Against top opposition? This one is absolutely true. Larsson is accustomed to facing the toughs with Greene. That duo took on brutal zone starts and against the toughest possible opposition. Larsson and Greene over the past 2 seasons have the lowest percentage of offensive zone starts in the entire NHL. It’s such a vicious grind that it’s the only saving grace for Larsson’s otherwise uninspiring numbers. His circumstances might be so unique that the stats might not be used fairly when compared to other defensemen in the NHL. This is a bet that the Oilers are making.

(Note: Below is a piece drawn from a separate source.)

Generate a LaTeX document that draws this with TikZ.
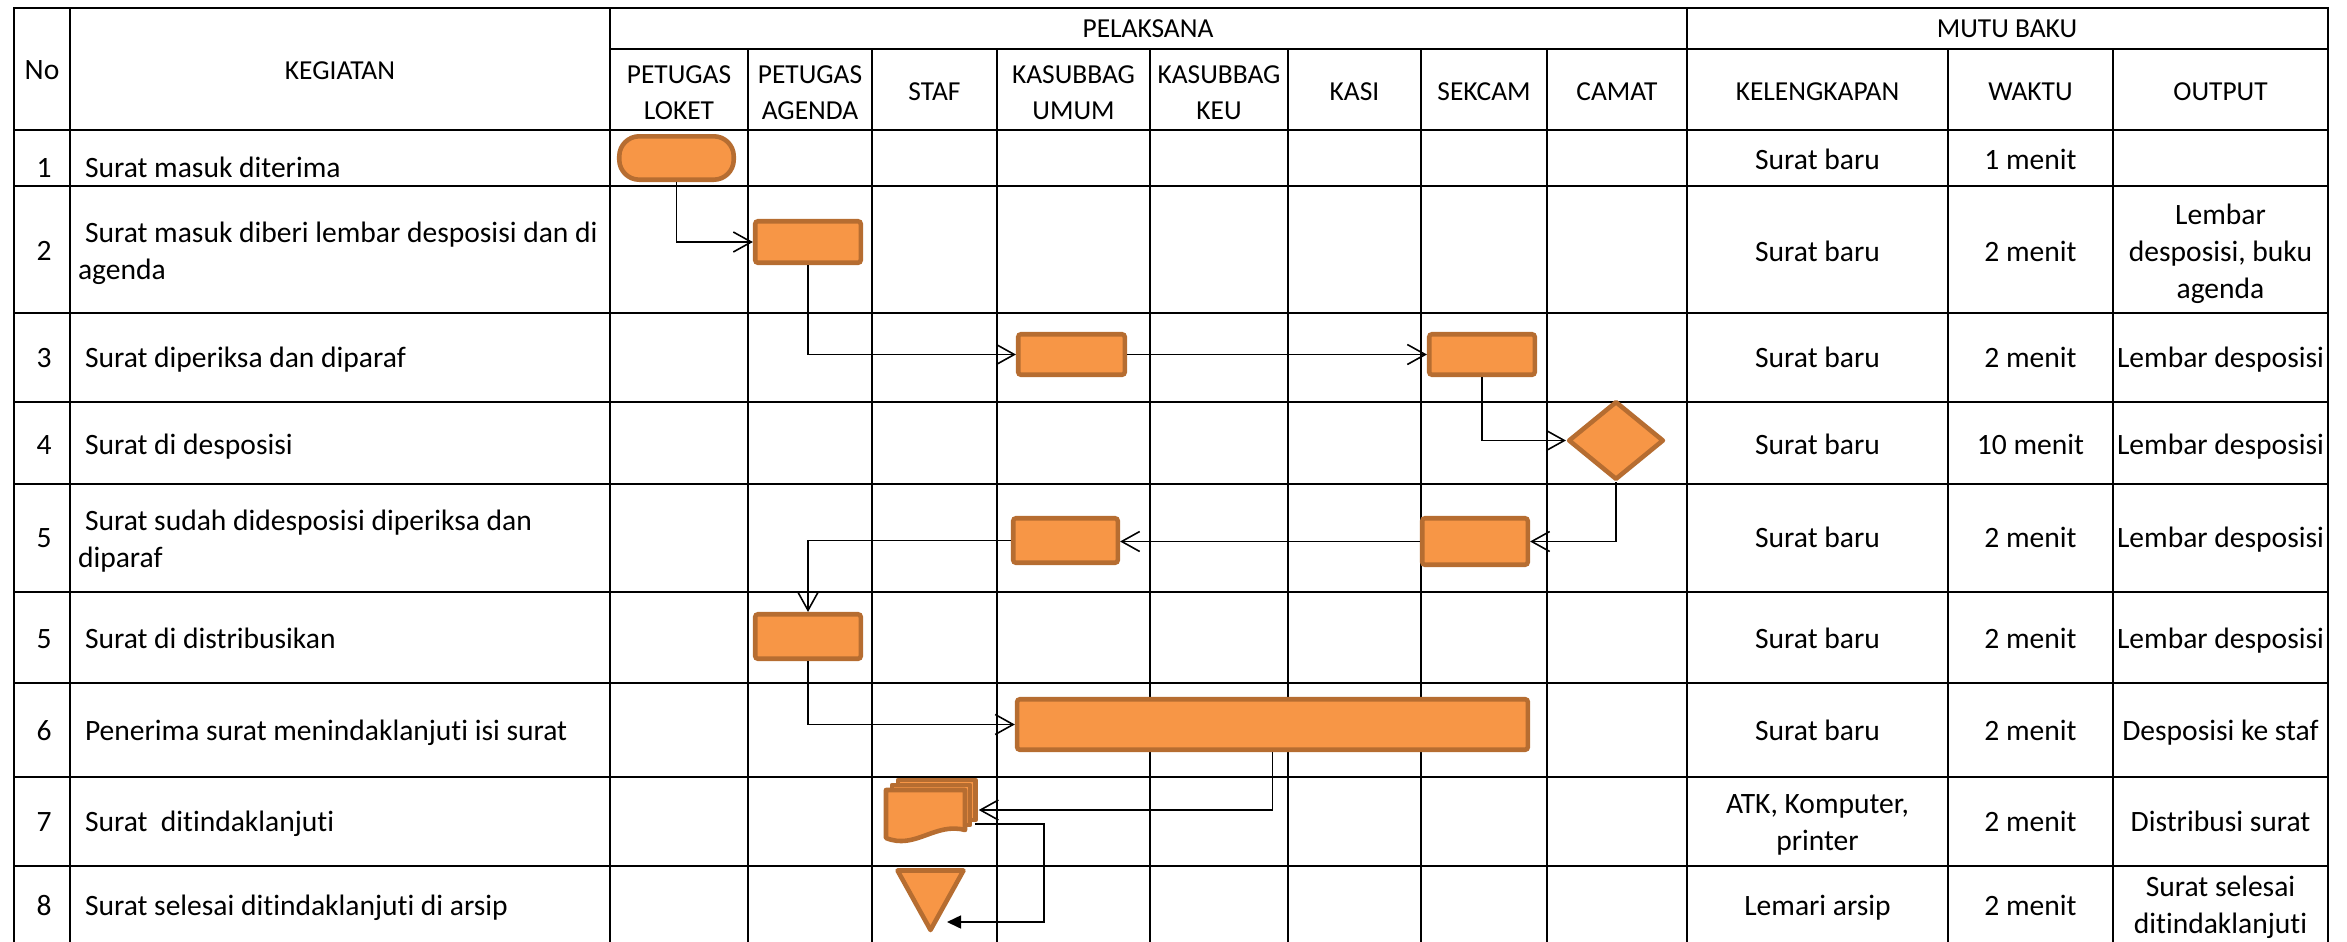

Adam Larsson is not to blame for what happened today, no more than Reinhart was to blame when Peter Chiarelli botched that trade. The New Jersey Devils got one of the best scorers in the NHL and they got him for a complementary defender who doesn’t provide any offense. They got the reward for the pain and suffering Oiler fans paid through the historically terrible 2009-2010 season that culminated in the club taking Taylor Hall 1st in the Draft.

Peter Chiarelli gave away his 2nd best player, his 2nd best asset and didn’t definitively find a legitimate top pairing player. Larsson isn’t a member of the power play. There’s nothing in his history that suggests he’s an effective puck mover. He isn’t fast. The three years prior to this one he’s spent time in the AHL. He isn’t an established player. If this trade blows up in his face, as it undoubtedly will, then he is the man that traded Hall and Seguin for peanuts. That is his legacy.

I don’t carry water for the Oilers. You won’t see me treat you like sheep. This is a terrible trade that the Oilers just lost and there’s nothing that can change it now. No matter how much the Oilers needed defense, they didn’t have to give their best tradable asset away for Adam Larsson. The team today is worse than it was this morning and that’s including the likelihood of Lucic signing here. The team now has one less asset it can use to find a real top pairing player.

Good luck in New Jersey, Taylor Hall. Devils fans, you are going to love what you just stumbled into today. Oiler fans, I’m sorry. You deserve better.